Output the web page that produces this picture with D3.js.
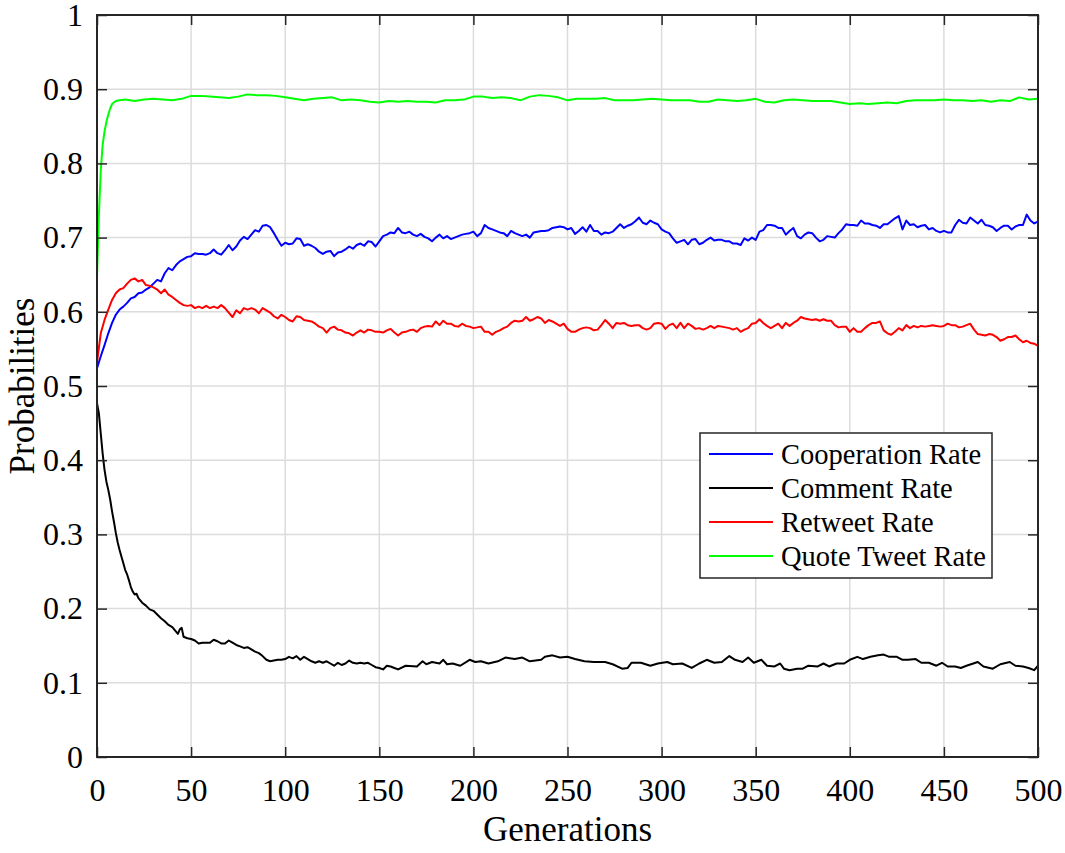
<!DOCTYPE html>
<html><head><meta charset="utf-8">
<script src="https://cdn.jsdelivr.net/npm/d3@7"></script>
<style>body{margin:0;background:#fff}svg{display:block}</style>
</head><body><svg id="c" width="1065" height="853"></svg>
<script>
// ---------- data ----------
const xTicks = [0, 50, 100, 150, 200, 250, 300, 350, 400, 450, 500];
const yTicks = [0, 0.1, 0.2, 0.3, 0.4, 0.5, 0.6, 0.7, 0.8, 0.9, 1];
const xLabel = "Generations";
const yLabel = "Probabilities";
const seriesNames = ["Cooperation Rate", "Comment Rate", "Retweet Rate", "Quote Tweet Rate"];
const seriesColors = ["#0000ff", "#000000", "#ff0000", "#00ff00"];

// generations sampled every 2 for cooperation / retweet
const gensEvery2 = d3.range(0, 501, 2);
const cooperationRate = [
0.524,0.540,0.555,0.571,0.585,0.596,0.603,0.607,0.612,0.618,0.620,0.625,0.626,0.630,0.633,0.638,0.643,0.641,0.652,0.659,
0.656,0.663,0.668,0.671,0.674,0.675,0.679,0.678,0.678,0.677,0.679,0.684,0.679,0.677,0.683,0.690,0.683,0.688,0.696,0.701,
0.698,0.704,0.710,0.708,0.716,0.717,0.714,0.706,0.697,0.689,0.693,0.691,0.692,0.699,0.698,0.689,0.691,0.689,0.686,0.681,
0.678,0.681,0.682,0.675,0.680,0.681,0.684,0.688,0.685,0.690,0.692,0.689,0.695,0.694,0.688,0.695,0.702,0.704,0.707,0.706,
0.713,0.707,0.706,0.708,0.704,0.702,0.705,0.701,0.699,0.695,0.700,0.704,0.699,0.702,0.698,0.700,0.702,0.704,0.705,0.706,
0.708,0.702,0.706,0.717,0.713,0.711,0.709,0.707,0.706,0.702,0.709,0.706,0.704,0.702,0.704,0.700,0.707,0.708,0.709,0.709,
0.710,0.713,0.714,0.715,0.714,0.711,
0.713,0.705,0.709,0.714,0.708,0.717,0.709,0.709,0.704,0.707,0.706,0.708,0.713,0.718,0.713,0.716,0.718,0.722,0.727,0.720,
0.718,0.723,0.720,0.718,0.711,0.708,0.706,0.699,0.693,0.695,0.697,0.691,0.697,0.698,0.691,0.693,0.697,0.700,0.696,0.697,
0.697,0.695,0.695,0.692,0.692,0.690,0.699,0.696,0.700,0.697,0.708,0.710,0.717,0.717,0.716,0.713,0.713,0.704,0.709,0.713,
0.702,0.699,0.704,0.707,0.706,0.700,0.695,0.697,0.702,0.701,0.700,0.706,0.711,0.718,0.717,0.717,0.716,0.723,0.719,0.719,
0.717,0.716,0.713,0.718,0.718,0.722,0.726,0.729,0.711,0.723,0.717,0.718,0.714,0.716,0.717,0.711,0.713,0.709,0.707,0.709,
0.707,0.707,0.717,0.724,0.720,0.719,0.727,0.723,0.719,0.724,0.717,0.716,0.714,0.709,0.713,0.716,0.716,0.711,0.715,0.717,
0.717,0.731,0.723,0.719,0.722];
const retweetRate = [
0.532,0.571,0.589,0.603,0.616,0.625,0.630,0.632,0.638,0.643,0.645,0.641,0.643,0.636,0.635,0.633,0.630,0.625,0.630,0.623,
0.620,0.616,0.612,0.609,0.608,0.609,0.605,0.607,0.605,0.608,0.605,0.607,0.605,0.609,0.605,0.599,0.593,0.602,0.598,0.605,
0.603,0.605,0.603,0.598,0.605,0.602,0.599,0.594,0.591,0.596,0.593,0.589,0.587,0.594,0.593,0.589,0.588,0.587,0.584,0.580,
0.578,0.572,0.578,0.580,0.576,0.575,0.572,0.571,0.568,0.572,0.575,0.572,0.576,0.575,0.573,0.573,0.572,0.575,0.577,0.572,
0.568,0.572,0.573,0.575,0.576,0.573,0.578,0.580,0.581,0.580,0.587,0.582,0.588,0.584,0.584,0.581,0.580,0.584,0.581,0.580,
0.578,0.579,0.580,0.573,0.573,0.569,0.573,0.575,0.578,0.580,0.585,0.588,0.587,0.588,0.593,0.588,0.590,0.593,0.591,0.585,
0.589,0.587,0.584,0.581,0.584,0.577,
0.573,0.573,0.576,0.578,0.579,0.578,0.575,0.576,0.582,0.589,0.584,0.578,0.585,0.584,0.585,0.582,0.581,0.582,0.582,0.578,
0.576,0.578,0.584,0.585,0.584,0.577,0.582,0.584,0.578,0.585,0.578,0.584,0.581,0.577,0.578,0.576,0.578,0.581,0.578,0.581,
0.580,0.579,0.578,0.576,0.578,0.573,0.576,0.578,0.584,0.585,0.590,0.585,0.581,0.578,0.581,0.584,0.578,0.585,0.581,0.585,
0.588,0.593,0.591,0.590,0.589,0.590,0.588,0.590,0.588,0.588,0.582,0.579,0.580,0.580,0.573,0.578,0.573,0.573,0.578,0.582,
0.585,0.585,0.587,0.575,0.571,0.569,0.573,0.578,0.575,0.582,0.578,0.581,0.579,0.581,0.580,0.581,0.582,0.581,0.580,0.581,
0.584,0.582,0.582,0.579,0.580,0.582,0.584,0.576,0.570,0.569,0.568,0.570,0.569,0.566,0.561,0.563,0.566,0.566,0.568,0.563,
0.559,0.561,0.558,0.557,0.554];

const commentGens = [0,1,2,3,4,5,6,7,8,9,10,11,12,13,14,15,16,17,18,19,20,21,22,24,26,28,30,32,34,36,38,40,42,43,44,45,46,48,50,
52,54,56,58,60,62,64,66,68,70,72,74,76,78,80,82,84,86,88,90,92,94,96,98,100,102,104,106,108,110,112,114,116,118,120,122,124,
126,128,130,132,134,136,138,140,142,144,146,148,150,152,154,156,158,160,164,170,173,175,178,182,184,186,189,193,198,201,204,208,
213,217,222,226,230,236,238,242,246,250,254,259,264,270,274,279,282,284,289,294,298,303,306,311,316,320,324,328,332,336,339,343,
346,349,353,356,360,363,365,368,372,375,378,383,386,389,393,397,400,404,407,411,415,418,421,425,428,431,435,438,442,446,449,452,
456,459,462,468,471,476,480,485,488,492,495,498,500];
const commentRate = [0.477,0.463,0.436,0.409,0.387,0.371,0.360,0.347,0.331,0.317,0.302,0.289,0.279,0.270,0.261,0.252,0.246,0.238,
0.229,0.223,0.219,0.220,0.214,0.208,0.204,0.199,0.197,0.192,0.187,0.183,0.178,0.175,0.169,0.166,0.172,0.174,0.162,0.160,0.159,
0.157,0.153,0.154,0.154,0.154,0.158,0.156,0.153,0.153,0.157,0.154,0.151,0.149,0.147,0.148,0.145,0.142,0.140,0.136,0.131,0.129,
0.130,0.131,0.131,0.132,0.135,0.133,0.136,0.131,0.135,0.132,0.129,0.127,0.129,0.127,0.129,0.126,0.123,0.127,0.124,0.126,0.130,
0.127,0.126,0.127,0.126,0.127,0.124,0.121,0.120,0.118,0.123,0.122,0.120,0.118,0.123,0.122,0.129,0.125,0.128,0.126,0.131,0.125,
0.126,0.123,0.131,0.128,0.129,0.126,0.129,0.134,0.132,0.134,0.129,0.131,0.135,0.137,0.134,0.135,0.132,0.129,0.128,0.128,0.125,
0.119,0.120,0.127,0.127,0.123,0.126,0.128,0.125,0.126,0.120,0.126,0.131,0.127,0.128,0.136,0.131,0.128,0.134,0.127,0.131,0.123,
0.122,0.126,0.119,0.117,0.119,0.119,0.123,0.122,0.126,0.122,0.126,0.126,0.131,0.135,0.132,0.135,0.137,0.138,0.135,0.135,0.131,
0.131,0.132,0.127,0.127,0.123,0.127,0.122,0.122,0.120,0.123,0.128,0.122,0.119,0.125,0.128,0.123,0.122,0.120,0.117,0.123];

const quoteGens = [0,1,2,3,4,5,6,7,8,10,12,15,20,25,30,35,40,45,50,55,60,65,70,75,80,85,90,95,100,105,110,115,120,125,130,135,140,
145,150,155,160,165,170,175,180,185,190,195,200,205,210,215,220,225,230,235,240,245,250,255,260,265,270,275,280,285,290,295,300,
305,310,315,320,325,330,335,340,345,350,355,360,365,370,375,380,385,390,395,400,405,410,415,420,425,430,435,440,445,450,455,460,
465,470,475,480,485,490,495,500];
const quoteTweetRate = [0.648,0.730,0.790,0.825,0.843,0.856,0.866,0.874,0.880,0.884,0.885,0.886,0.884,0.886,0.887,0.886,0.885,
0.887,0.891,0.891,0.890,0.889,0.888,0.890,0.893,0.892,0.892,0.891,0.889,0.887,0.885,0.887,0.888,0.889,0.885,0.886,0.885,0.883,
0.882,0.884,0.883,0.884,0.883,0.883,0.882,0.885,0.885,0.886,0.890,0.890,0.888,0.889,0.888,0.885,0.890,0.892,0.891,0.889,0.885,
0.887,0.887,0.887,0.888,0.885,0.885,0.885,0.886,0.887,0.886,0.885,0.885,0.885,0.883,0.883,0.886,0.885,0.884,0.885,0.887,0.883,
0.882,0.885,0.886,0.885,0.884,0.884,0.884,0.882,0.880,0.881,0.880,0.881,0.882,0.881,0.884,0.885,0.885,0.885,0.886,0.885,0.885,
0.884,0.885,0.883,0.885,0.884,0.889,0.886,0.887];

// ---------- chart ----------
const W = 1065, H = 853;
const m = {left: 97, right: W - 1038, top: 15, bottom: H - 757};
const iw = W - m.left - m.right, ih = H - m.top - m.bottom;
const svg = d3.select("#c");
const FONT = "'Liberation Serif','Times New Roman',serif";
const AX = "#262626";

const x = d3.scaleLinear().domain([0, 500]).range([0, iw]);
const y = d3.scaleLinear().domain([0, 1]).range([ih, 0]);
const g = svg.append("g").attr("transform", `translate(${m.left},${m.top})`);

// grid
g.append("g").selectAll("line").data(xTicks).join("line")
  .attr("x1", d => x(d)).attr("x2", d => x(d)).attr("y1", 0).attr("y2", ih)
  .attr("stroke", "#dcdcdc").attr("stroke-width", 1.5);
g.append("g").selectAll("line").data(yTicks).join("line")
  .attr("y1", d => y(d)).attr("y2", d => y(d)).attr("x1", 0).attr("x2", iw)
  .attr("stroke", "#dcdcdc").attr("stroke-width", 1.5);

// series
const series = [
  {gens: gensEvery2, vals: cooperationRate},
  {gens: commentGens, vals: commentRate},
  {gens: gensEvery2, vals: retweetRate},
  {gens: quoteGens, vals: quoteTweetRate}
];
const line = d3.line().x(d => x(d[0])).y(d => y(d[1]));
series.forEach((s, i) => {
  g.append("path").datum(s.gens.map((gg, k) => [gg, s.vals[k]]))
    .attr("d", line).attr("fill", "none")
    .attr("stroke", seriesColors[i]).attr("stroke-width", 2)
    .attr("stroke-linejoin", "round");
});

// axes (inward ticks, mirrored)
const tl = 10;
function styleAxis(sel) {
  sel.select(".domain").remove();
  sel.selectAll(".tick line").attr("stroke", AX).attr("stroke-width", 1.5);
  sel.selectAll("text").attr("font-family", FONT).attr("font-size", 32).attr("fill", "#000");
}
g.append("g").attr("transform", `translate(0,${ih})`)
  .call(d3.axisBottom(x).tickValues(xTicks).tickSizeInner(-tl).tickSizeOuter(0).tickPadding(21).tickFormat(d3.format("d")))
  .call(styleAxis);
g.append("g")
  .call(d3.axisTop(x).tickValues(xTicks).tickSizeInner(-tl).tickSizeOuter(0).tickFormat(""))
  .call(styleAxis);
g.append("g")
  .call(d3.axisLeft(y).tickValues(yTicks).tickSizeInner(-tl).tickSizeOuter(0).tickPadding(14).tickFormat(d => d3.format("~g")(d)))
  .call(styleAxis);
g.append("g").attr("transform", `translate(${iw},0)`)
  .call(d3.axisRight(y).tickValues(yTicks).tickSizeInner(-tl).tickSizeOuter(0).tickFormat(""))
  .call(styleAxis);

// box
g.append("rect").attr("x", 0).attr("y", 0).attr("width", iw).attr("height", ih)
  .attr("fill", "none").attr("stroke", AX).attr("stroke-width", 2);

// axis labels
svg.append("text").attr("x", m.left + iw / 2).attr("y", 841)
  .attr("text-anchor", "middle").attr("font-family", FONT).attr("font-size", 35).text(xLabel);
svg.append("text").attr("transform", `translate(34,${m.top + ih / 2}) rotate(-90)`)
  .attr("text-anchor", "middle").attr("font-family", FONT).attr("font-size", 35).text(yLabel);

// legend
const lg = svg.append("g").attr("transform", "translate(700,433)");
lg.append("rect").attr("width", 292).attr("height", 145).attr("fill", "#fff")
  .attr("stroke", AX).attr("stroke-width", 1.5);
seriesNames.forEach((name, i) => {
  const yy = 21 + i * 34;
  lg.append("line").attr("x1", 9).attr("x2", 73).attr("y1", yy).attr("y2", yy)
    .attr("stroke", seriesColors[i]).attr("stroke-width", 2);
  lg.append("text").attr("x", 81).attr("y", yy).attr("dy", "0.35em")
    .attr("font-family", FONT).attr("font-size", 28.5).text(name);
});
</script></body></html>
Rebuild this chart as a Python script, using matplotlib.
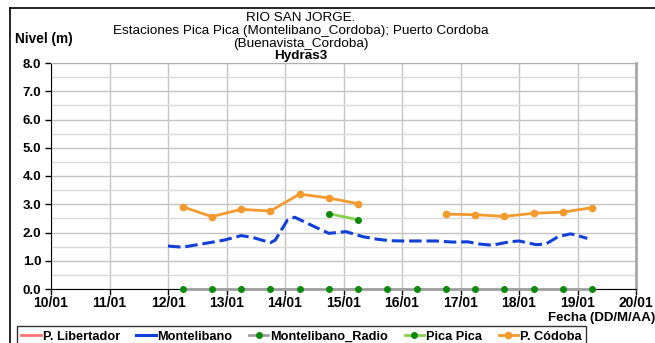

━━━━━━━━━━━━━━━━━━━━

Go through the material and copy out every line with "this" in it.

=== Answer for the task ===
Output the web page that produces this picture with D3.js.
Rebuild this chart as a Python script, using matplotlib.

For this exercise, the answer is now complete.